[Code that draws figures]
>> start

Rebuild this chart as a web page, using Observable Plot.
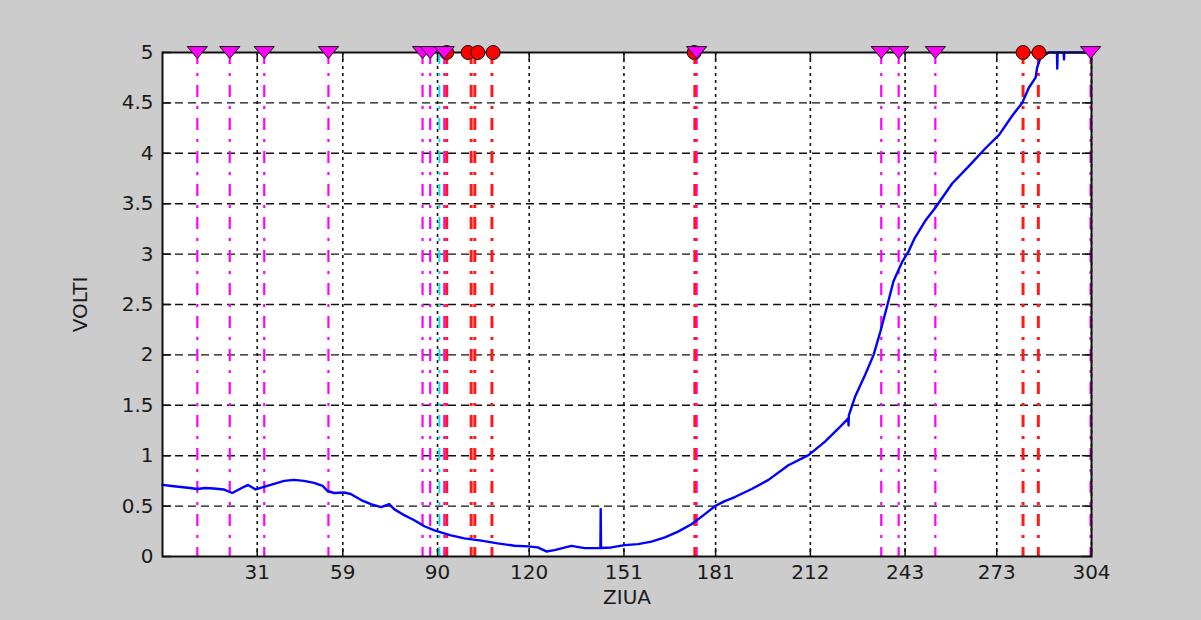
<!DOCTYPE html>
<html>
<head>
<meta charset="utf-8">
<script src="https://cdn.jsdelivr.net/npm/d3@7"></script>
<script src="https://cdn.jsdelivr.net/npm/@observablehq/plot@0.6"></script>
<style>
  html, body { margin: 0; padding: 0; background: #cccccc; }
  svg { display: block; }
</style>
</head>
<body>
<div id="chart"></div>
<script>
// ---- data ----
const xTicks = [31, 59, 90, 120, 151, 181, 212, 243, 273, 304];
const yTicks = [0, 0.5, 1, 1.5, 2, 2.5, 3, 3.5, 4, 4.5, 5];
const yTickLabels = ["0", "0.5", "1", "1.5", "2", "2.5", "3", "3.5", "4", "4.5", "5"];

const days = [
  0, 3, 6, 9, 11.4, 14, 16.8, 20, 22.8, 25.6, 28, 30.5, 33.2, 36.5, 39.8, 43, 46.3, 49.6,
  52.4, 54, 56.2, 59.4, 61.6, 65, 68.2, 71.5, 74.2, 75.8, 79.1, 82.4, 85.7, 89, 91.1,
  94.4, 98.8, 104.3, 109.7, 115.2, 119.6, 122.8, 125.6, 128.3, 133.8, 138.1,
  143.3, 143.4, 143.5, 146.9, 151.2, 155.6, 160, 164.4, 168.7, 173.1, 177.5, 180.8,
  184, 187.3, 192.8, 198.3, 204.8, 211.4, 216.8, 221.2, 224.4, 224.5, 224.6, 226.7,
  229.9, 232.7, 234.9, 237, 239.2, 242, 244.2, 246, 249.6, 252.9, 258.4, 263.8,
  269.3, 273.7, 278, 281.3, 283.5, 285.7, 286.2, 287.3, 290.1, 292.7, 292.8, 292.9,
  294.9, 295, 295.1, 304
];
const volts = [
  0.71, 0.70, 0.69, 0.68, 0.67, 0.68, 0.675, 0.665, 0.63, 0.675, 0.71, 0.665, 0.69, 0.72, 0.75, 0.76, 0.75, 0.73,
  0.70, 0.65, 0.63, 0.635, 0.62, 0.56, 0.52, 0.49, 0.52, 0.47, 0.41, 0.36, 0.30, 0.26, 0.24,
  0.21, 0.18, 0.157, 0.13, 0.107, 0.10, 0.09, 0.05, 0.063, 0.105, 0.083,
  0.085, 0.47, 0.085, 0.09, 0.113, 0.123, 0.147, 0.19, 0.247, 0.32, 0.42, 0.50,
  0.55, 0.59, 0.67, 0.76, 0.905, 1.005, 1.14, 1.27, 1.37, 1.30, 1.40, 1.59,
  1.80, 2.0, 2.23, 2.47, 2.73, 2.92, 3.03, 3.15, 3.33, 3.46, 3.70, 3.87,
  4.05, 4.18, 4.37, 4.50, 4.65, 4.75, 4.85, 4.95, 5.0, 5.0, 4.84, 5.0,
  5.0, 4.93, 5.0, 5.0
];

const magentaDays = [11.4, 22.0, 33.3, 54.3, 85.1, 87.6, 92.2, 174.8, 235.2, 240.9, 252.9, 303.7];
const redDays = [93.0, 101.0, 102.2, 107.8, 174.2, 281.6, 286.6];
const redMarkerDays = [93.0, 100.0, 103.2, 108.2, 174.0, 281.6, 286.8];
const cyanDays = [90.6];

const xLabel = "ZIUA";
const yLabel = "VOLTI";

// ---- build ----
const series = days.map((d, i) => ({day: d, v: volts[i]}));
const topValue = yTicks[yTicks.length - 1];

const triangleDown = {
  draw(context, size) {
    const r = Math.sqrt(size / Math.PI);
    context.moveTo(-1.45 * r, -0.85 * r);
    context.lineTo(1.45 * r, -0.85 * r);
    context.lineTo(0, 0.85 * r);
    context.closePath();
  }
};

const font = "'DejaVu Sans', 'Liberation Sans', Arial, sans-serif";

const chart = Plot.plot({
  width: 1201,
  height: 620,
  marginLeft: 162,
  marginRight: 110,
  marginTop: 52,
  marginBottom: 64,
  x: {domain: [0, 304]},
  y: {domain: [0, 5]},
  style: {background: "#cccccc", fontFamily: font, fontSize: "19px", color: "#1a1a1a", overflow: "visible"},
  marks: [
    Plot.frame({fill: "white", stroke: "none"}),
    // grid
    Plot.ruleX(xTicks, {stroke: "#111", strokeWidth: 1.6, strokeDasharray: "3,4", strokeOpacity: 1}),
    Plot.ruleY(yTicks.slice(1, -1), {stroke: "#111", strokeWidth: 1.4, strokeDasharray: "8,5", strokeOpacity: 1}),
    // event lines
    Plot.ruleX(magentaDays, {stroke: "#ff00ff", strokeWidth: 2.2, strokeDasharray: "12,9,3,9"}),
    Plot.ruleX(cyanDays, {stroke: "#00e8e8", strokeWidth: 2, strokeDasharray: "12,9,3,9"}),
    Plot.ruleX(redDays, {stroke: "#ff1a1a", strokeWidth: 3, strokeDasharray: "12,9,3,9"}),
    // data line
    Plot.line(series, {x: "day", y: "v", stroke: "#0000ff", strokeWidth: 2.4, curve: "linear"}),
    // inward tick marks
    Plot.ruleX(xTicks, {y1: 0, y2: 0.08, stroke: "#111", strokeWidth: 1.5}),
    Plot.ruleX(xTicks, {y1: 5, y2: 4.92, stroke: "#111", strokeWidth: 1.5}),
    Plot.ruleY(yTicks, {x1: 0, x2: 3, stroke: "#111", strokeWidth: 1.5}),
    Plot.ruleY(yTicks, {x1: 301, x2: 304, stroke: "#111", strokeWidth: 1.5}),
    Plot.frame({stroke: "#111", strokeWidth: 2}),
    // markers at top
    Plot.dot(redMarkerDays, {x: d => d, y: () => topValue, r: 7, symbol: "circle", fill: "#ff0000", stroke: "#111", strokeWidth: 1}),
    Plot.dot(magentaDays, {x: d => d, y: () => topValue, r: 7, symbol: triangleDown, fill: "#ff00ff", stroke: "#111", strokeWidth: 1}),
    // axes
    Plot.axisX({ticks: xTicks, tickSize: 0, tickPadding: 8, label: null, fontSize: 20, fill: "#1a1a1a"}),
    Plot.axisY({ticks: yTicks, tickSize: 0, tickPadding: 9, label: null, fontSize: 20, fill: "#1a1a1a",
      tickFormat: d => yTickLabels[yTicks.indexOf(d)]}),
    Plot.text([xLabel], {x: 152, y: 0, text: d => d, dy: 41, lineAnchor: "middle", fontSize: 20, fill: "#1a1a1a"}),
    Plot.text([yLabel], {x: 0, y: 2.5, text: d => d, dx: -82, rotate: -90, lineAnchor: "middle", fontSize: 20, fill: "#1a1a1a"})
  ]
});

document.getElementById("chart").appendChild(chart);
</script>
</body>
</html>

>> end
>> start

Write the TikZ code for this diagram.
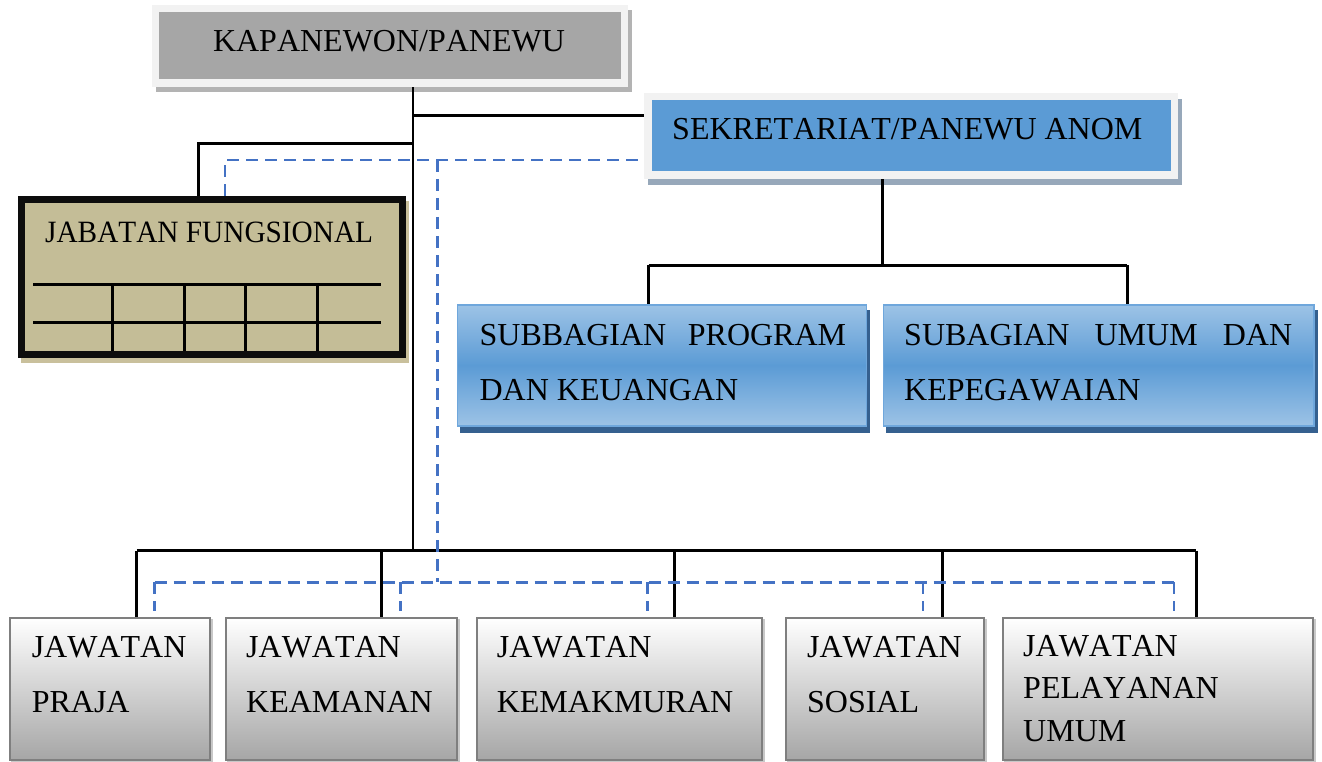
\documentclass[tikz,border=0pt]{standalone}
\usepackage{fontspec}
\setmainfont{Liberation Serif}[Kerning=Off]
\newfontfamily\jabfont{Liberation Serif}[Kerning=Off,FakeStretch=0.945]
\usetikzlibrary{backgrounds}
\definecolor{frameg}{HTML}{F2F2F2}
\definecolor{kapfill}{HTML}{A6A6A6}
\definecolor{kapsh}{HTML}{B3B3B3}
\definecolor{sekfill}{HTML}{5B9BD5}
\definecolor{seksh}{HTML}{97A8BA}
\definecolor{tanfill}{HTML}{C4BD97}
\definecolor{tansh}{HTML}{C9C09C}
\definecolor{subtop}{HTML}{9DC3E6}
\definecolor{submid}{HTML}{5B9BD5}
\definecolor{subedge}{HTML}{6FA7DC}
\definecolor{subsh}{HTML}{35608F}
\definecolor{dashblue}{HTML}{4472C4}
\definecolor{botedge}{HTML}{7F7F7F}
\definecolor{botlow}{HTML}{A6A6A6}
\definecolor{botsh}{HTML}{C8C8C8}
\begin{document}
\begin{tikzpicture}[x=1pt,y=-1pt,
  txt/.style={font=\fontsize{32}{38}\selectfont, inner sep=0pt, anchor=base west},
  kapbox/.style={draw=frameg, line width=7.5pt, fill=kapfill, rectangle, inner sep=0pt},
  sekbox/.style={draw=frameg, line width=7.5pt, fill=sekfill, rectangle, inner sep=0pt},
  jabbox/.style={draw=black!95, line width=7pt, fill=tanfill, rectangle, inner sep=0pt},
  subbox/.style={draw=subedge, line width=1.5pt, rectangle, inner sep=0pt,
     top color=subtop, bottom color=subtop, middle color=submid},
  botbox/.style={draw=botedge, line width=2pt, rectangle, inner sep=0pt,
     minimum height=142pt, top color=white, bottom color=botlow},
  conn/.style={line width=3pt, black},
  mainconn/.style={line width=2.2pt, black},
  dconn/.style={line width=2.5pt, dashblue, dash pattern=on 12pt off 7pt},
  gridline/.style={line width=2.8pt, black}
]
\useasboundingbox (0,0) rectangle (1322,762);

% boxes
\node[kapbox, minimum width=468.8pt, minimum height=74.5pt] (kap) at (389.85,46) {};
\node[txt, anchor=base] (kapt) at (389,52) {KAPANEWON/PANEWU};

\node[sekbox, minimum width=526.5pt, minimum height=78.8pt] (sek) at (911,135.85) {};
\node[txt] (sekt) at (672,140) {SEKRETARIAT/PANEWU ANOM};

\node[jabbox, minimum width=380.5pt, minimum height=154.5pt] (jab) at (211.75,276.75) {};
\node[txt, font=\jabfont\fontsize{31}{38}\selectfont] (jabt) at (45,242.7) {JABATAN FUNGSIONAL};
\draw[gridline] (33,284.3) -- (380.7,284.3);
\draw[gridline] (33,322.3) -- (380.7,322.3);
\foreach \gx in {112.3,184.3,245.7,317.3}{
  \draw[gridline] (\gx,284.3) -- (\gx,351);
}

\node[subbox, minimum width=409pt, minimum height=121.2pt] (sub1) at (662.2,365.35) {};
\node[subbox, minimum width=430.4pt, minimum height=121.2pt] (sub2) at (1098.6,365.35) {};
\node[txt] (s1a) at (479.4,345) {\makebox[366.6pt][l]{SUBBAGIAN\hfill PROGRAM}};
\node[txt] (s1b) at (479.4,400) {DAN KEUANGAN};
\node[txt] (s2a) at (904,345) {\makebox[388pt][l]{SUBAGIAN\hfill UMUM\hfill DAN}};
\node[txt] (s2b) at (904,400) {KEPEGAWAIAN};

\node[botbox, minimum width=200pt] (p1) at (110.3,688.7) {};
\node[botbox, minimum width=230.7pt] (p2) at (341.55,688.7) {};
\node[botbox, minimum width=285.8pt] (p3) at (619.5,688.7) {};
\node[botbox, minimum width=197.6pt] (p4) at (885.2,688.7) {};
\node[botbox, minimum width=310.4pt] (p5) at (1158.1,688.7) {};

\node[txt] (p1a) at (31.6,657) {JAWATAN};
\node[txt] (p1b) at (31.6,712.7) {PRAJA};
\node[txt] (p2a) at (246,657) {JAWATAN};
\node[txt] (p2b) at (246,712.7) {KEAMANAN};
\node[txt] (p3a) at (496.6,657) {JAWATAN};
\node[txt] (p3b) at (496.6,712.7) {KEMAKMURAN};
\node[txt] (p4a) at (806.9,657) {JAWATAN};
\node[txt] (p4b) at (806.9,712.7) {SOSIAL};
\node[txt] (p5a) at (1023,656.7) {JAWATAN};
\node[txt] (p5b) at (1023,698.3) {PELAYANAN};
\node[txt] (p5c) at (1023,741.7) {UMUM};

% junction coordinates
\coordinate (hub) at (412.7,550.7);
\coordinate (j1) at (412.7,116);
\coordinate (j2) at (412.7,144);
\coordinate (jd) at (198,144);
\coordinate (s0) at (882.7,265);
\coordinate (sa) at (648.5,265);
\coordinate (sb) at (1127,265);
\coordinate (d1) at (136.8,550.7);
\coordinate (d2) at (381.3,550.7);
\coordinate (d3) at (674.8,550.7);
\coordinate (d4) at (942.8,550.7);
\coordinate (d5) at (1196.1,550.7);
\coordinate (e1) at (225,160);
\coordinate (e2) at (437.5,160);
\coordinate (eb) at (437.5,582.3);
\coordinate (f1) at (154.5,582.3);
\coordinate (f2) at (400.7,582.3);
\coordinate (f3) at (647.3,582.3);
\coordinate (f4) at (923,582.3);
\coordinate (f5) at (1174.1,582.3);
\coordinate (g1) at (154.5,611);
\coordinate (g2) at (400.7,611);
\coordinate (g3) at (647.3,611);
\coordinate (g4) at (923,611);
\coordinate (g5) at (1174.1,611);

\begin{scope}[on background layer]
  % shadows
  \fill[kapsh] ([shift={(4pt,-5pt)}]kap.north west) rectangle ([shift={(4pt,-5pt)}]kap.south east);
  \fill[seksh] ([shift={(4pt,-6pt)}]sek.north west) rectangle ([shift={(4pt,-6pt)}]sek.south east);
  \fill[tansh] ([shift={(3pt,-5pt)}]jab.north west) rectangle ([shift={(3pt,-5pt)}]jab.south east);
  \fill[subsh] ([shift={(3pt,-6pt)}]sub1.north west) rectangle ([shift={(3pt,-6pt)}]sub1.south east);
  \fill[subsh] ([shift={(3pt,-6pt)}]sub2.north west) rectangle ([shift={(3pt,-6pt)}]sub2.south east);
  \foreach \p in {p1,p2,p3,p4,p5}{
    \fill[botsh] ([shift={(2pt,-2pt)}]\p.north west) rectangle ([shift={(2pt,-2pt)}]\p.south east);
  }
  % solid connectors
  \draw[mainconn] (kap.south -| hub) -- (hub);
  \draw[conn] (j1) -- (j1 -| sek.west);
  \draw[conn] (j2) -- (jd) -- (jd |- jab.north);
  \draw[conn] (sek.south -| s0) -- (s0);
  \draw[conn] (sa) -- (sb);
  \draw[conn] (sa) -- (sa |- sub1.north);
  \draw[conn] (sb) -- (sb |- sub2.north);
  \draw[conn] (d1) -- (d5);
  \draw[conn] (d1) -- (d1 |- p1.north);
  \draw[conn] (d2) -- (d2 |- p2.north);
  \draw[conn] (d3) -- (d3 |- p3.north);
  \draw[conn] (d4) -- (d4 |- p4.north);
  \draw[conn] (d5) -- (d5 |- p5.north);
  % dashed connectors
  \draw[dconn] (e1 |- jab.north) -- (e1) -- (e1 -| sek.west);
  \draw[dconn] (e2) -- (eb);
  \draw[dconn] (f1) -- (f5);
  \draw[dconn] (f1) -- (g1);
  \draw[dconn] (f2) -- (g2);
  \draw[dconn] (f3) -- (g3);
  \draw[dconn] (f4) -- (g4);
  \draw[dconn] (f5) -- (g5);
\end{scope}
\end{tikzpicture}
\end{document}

>> end
>> start

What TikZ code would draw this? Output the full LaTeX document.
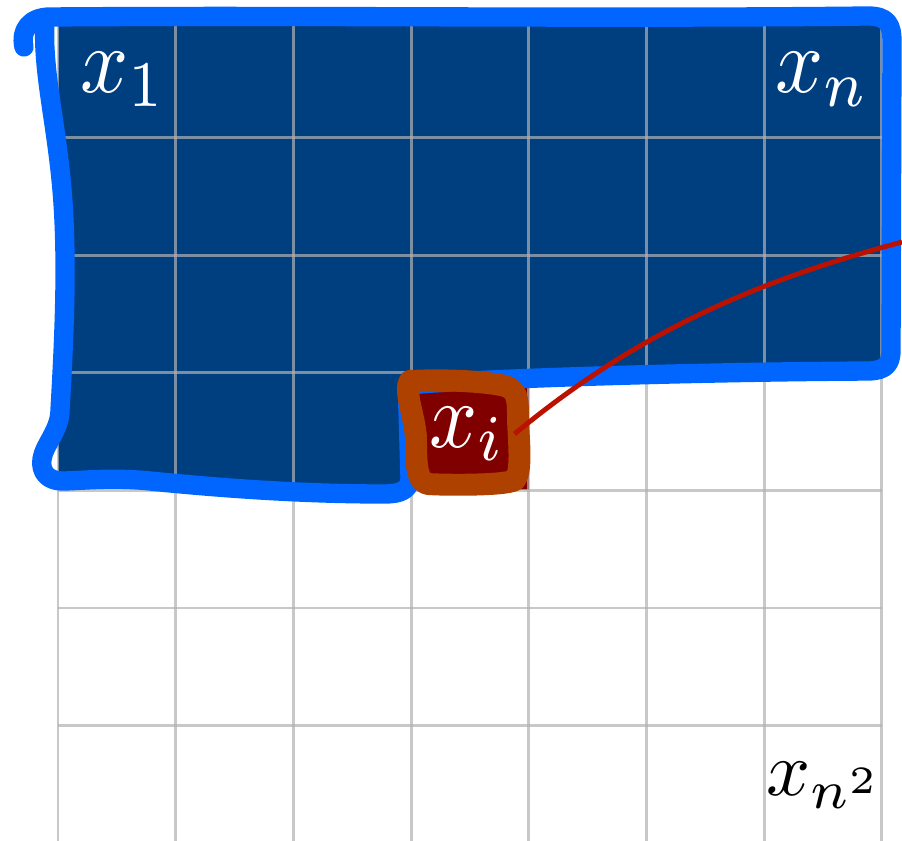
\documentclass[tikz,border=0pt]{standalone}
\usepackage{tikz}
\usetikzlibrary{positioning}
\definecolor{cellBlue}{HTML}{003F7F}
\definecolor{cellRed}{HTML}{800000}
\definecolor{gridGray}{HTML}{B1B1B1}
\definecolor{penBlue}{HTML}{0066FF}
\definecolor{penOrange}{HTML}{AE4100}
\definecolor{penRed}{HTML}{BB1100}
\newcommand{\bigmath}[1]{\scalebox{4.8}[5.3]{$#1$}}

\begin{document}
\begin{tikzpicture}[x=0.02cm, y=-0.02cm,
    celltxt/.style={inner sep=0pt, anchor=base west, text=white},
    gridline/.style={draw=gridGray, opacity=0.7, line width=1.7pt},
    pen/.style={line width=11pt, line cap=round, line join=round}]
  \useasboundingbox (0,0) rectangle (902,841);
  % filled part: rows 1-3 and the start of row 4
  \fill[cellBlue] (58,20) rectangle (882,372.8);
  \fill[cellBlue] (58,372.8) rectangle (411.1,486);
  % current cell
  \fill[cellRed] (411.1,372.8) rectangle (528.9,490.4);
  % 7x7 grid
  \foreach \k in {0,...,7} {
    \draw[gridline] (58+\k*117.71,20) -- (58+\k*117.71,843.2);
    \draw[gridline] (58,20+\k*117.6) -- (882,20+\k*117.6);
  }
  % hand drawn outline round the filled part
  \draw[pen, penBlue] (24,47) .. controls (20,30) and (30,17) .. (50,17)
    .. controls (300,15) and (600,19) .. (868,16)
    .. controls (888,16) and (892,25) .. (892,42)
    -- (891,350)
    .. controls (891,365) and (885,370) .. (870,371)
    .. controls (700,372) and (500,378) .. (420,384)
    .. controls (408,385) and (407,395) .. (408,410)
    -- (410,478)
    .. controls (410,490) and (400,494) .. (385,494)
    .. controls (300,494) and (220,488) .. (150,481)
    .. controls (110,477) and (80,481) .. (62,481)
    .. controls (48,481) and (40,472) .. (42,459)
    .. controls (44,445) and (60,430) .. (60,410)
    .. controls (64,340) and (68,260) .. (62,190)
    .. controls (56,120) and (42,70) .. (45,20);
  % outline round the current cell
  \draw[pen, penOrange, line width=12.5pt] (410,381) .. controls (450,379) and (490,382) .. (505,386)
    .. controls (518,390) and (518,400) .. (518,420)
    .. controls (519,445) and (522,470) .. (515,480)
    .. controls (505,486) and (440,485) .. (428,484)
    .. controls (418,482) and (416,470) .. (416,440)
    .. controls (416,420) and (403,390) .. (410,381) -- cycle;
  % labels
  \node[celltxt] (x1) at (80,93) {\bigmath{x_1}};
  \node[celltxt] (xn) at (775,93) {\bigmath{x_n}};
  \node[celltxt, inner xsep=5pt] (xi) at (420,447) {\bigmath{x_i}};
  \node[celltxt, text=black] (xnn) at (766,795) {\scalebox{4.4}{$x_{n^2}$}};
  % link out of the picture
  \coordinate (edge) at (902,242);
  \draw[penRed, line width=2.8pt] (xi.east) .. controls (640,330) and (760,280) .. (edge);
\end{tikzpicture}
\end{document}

>> end

**What you have to do**: Filter the listing above for the string "chart" and copy every matching line.

**Finished answer**:
Rebuild this chart as a web page, using Observable Plot.
<div id="chart"></div>
const chart = Plot.plot({
document.getElementById("chart").appendChild(chart);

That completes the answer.